Talking About His Late Spouse
Bringing up the late spouse is often part of the healing process for the bereaved, especially at the beginning of a relationship. Certain times of the year -- such as holidays, anniversaries or her birthday -- may continue to be a source of pain for your boyfriend. Widowers often need the social support of those around them, so practicing your words is essential. Encouraging a widower to "Move on with your life" or "Stop moping around" may seem helpful, but such phrases can inspire guilt or stall a widower's grief process. Instead, offering words of kindness, such as "Your wife sounds like she was a wonderful woman." Occasionally ask questions about his life with her to show your support and interest.

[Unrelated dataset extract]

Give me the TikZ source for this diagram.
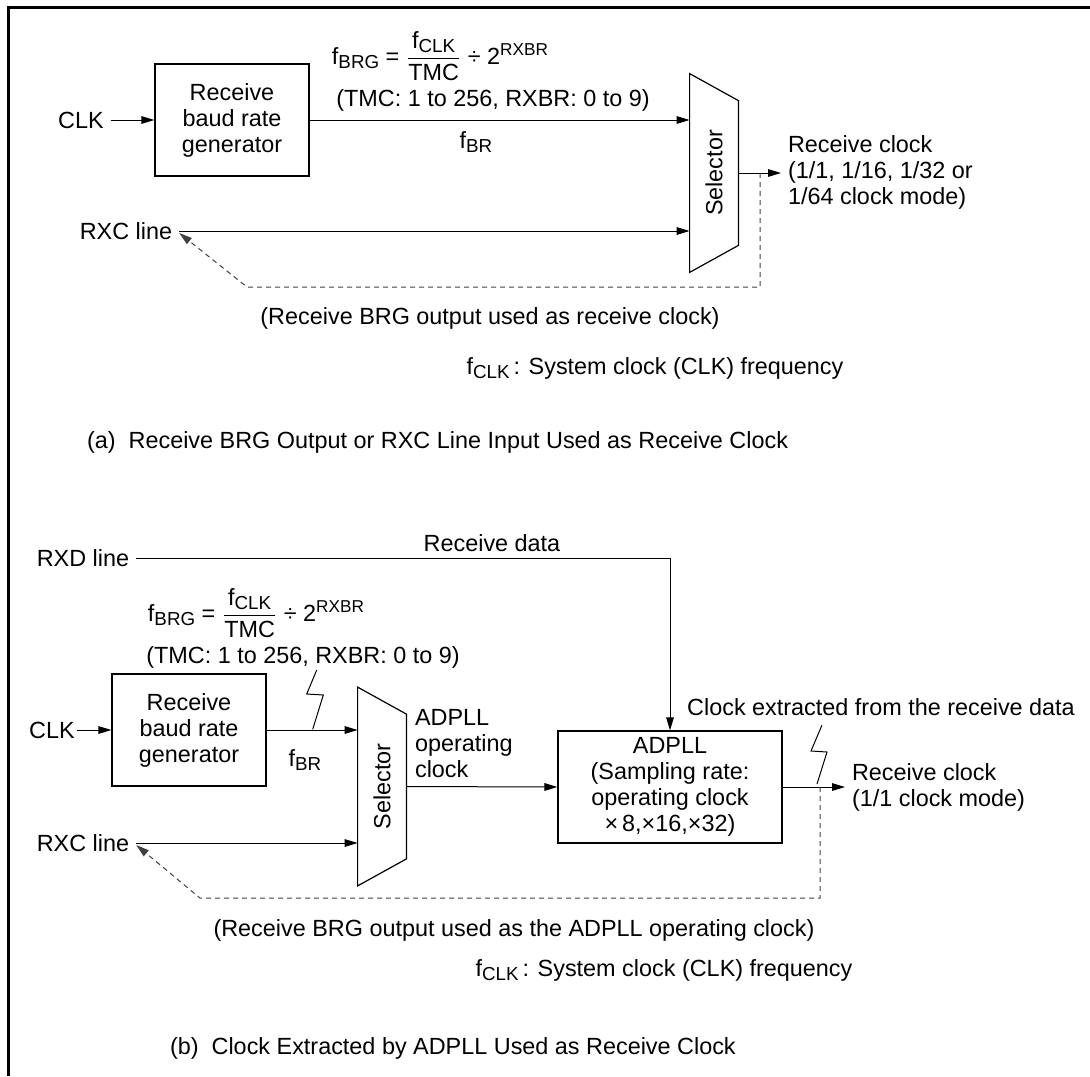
\documentclass[tikz,border=0pt]{standalone}
\usepackage{amsmath}
\usepackage{fontspec}
\setmainfont{Liberation Sans}
\usepackage{tikz}
\usetikzlibrary{arrows.meta,positioning}
\newcommand{\lowtxt}[1]{\raisebox{-2.2pt}{\fontsize{9.4pt}{9.4pt}\selectfont #1}}
\newcommand{\hightxt}[1]{\raisebox{4.6pt}{\fontsize{8.6pt}{8.6pt}\selectfont #1}}

\begin{document}
\begin{tikzpicture}[x=0.5pt,y=-0.5pt,font=\fontsize{11.7pt}{13pt}\selectfont,
  blk/.style={draw,line width=0.6pt,align=center,inner sep=0pt},
  brgbox/.style={blk,minimum width=77pt,minimum height=56pt},
  selbox/.style={inner sep=0pt,minimum width=24pt,minimum height=99pt},
  sig/.style={line width=0.5pt,-{Triangle[length=6.5pt,width=3.8pt]}},
  back/.style={line width=0.5pt,black!75,dash pattern=on 2.5pt off 2pt,-{Triangle[length=6.5pt,width=3.8pt]}},
  bolt/.style={line width=0.5pt}]
  \useasboundingbox (0,0) rectangle (1090,1076);
  \draw[line width=1.65pt] (8.3,1076) -- (8.3,7.3) -- (1090,7.3);

  % (a) BRG output or RXC line input
  \node (clkA) at (81,120) {CLK};
  \node[brgbox] (brgA) at (232,120) {Receive\\baud rate\\generator};
  \node[selbox] (selA) at (714,173) {\rotatebox{90}{Selector}};
  \draw[line width=0.6pt] (selA.north west) -- ([yshift=-13.5pt]selA.north east)
    -- ([yshift=13.5pt]selA.south east) -- (selA.south west) -- cycle;
  \draw[sig] (clkA) -- (brgA);
  \draw[sig] (brgA.east) -- (brgA.east -| selA.west);
  \node (frmA) at (440,56) {f\lowtxt{BRG} = $\dfrac{\text{f\lowtxt{CLK}}}{\text{TMC}}$ ÷ 2\hightxt{RXBR}};
  \node (rngA) at (493,100) {(TMC: 1 to 256, RXBR: 0 to 9)};
  \node (fbrA) at (476,142) {f\lowtxt{BR}};
  \node (rxcA) at (126,231) {RXC line};
  \draw[sig] (rxcA.east) -- (rxcA.east -| selA.west);
  \node[anchor=west,align=left] (rclkA) at (781,172) {Receive clock\\(1/1, 1/16, 1/32 or\\1/64 clock mode)};
  \draw[sig] (selA.east) -- (selA.east -| rclkA.west);
  \coordinate (tapA) at (760,173);
  \coordinate (dipA) at (247,287);
  \draw[back] (tapA) |- (dipA) -- ([yshift=-1pt]rxcA.east);
  \node (noteA) at (490,318) {(Receive BRG output used as receive clock)};
  \node (fclkA) at (655,368) {f\lowtxt{CLK}\,: System clock (CLK) frequency};
  \node[anchor=west] (capA) at (80,442) {(a)\ \ Receive BRG Output or RXC Line Input Used as Receive Clock};

  % (b) clock extracted by ADPLL
  \node (rxd) at (83,558) {RXD line};
  \node (rxdata) at (492,543) {Receive data};
  \node[blk,minimum width=112pt,minimum height=56pt] (adpll) at (670,787) {ADPLL\\(Sampling rate:\\operating clock\\×\,8,×16,×32)};
  \draw[sig] (rxd.east) -| (adpll.north);
  \node (frmB) at (256,613) {f\lowtxt{BRG} = $\dfrac{\text{f\lowtxt{CLK}}}{\text{TMC}}$ ÷ 2\hightxt{RXBR}};
  \node (rngB) at (303,657) {(TMC: 1 to 256, RXBR: 0 to 9)};
  \node[inner xsep=1pt] (clkB) at (52,730) {CLK};
  \node[brgbox] (brgB) at (189,730) {Receive\\baud rate\\generator};
  \draw[sig] (clkB) -- (brgB);
  \node[selbox] (selB) at (382,786.5) {\rotatebox{90}{Selector}};
  \draw[line width=0.6pt] (selB.north west) -- ([yshift=-13.5pt]selB.north east)
    -- ([yshift=13.5pt]selB.south east) -- (selB.south west) -- cycle;
  \draw[sig] (brgB.east) -- (brgB.east -| selB.west);
  \draw[bolt] (312.7,729.3) -- (323.3,695) -- (306.7,694) -- (316.7,670);
  \node (fbrB) at (305,760) {f\lowtxt{BR}};
  \node (rxcB) at (83,843) {RXC line};
  \draw[sig] (rxcB.east) -- (rxcB.east -| selB.west);
  \node[anchor=west,align=left] (opclk) at (408,744) {ADPLL\\operating\\clock};
  \draw[sig] (selB.east) -- (adpll.west);
  \node[anchor=west,align=left] (rclkB) at (845,787) {Receive clock\\(1/1 clock mode)};
  \draw[sig] (adpll.east) -- (rclkB.west);
  \node (xtract) at (881,707) {Clock extracted from the receive data};
  \draw[bolt] (817,784) -- (827,752) -- (811,751) -- (822,725);
  \coordinate (tapB) at (820,787);
  \coordinate (dipB) at (200,898);
  \draw[back] (tapB) |- (dipB) -- ([yshift=-1pt]rxcB.east);
  \node (noteB) at (514,930) {(Receive BRG output used as the ADPLL operating clock)};
  \node (fclkB) at (664,970) {f\lowtxt{CLK}\,: System clock (CLK) frequency};
  \node[anchor=west] (capB) at (163,1048) {(b)\ \ Clock Extracted by ADPLL Used as Receive Clock};
\end{tikzpicture}
\end{document}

Building a New Relationship
Your partner may fall into the habits he shared with his wife and encourage you to participate. He want to visit the same spots they visited or spend the weekends at his former in-laws' cabin. Gently suggesting new places to vacation, or taking on a new hobby together -- such as taking a ballroom dancing class or volunteering with a local charity -- can help the two of you bond and focus on the present, according to the Center for Behavioral Health in its website article "Things to Consider When You Marry a Widow or Widower." Your partner's family may also be resistant to his return to the dating market at first. If you find that you are repeatedly ignored or insulted by his family, talk to your boyfriend in private about the effect this behavior has on you. He may be able to remind them that although they are grieving, their actions are hurting someone who has nothing to do with his late wife's death.
Pacing the Relationship
It is natural for widowers to feel guilty when first approaching dating, and they may need to adjust the pace of your relationship. Remember that this is not a personal slight -- but a step that can ensure both of you are emotionally healthy enough to push things forward when the time is right. Dating a widower may also mean that if you hope for marriage bells in your future, it may take longer before he is ready. It may take three to five years, or longer, before a widower is ready for remarriage, according to the organization TwoofUs in its website post "Preparing for Remarriage."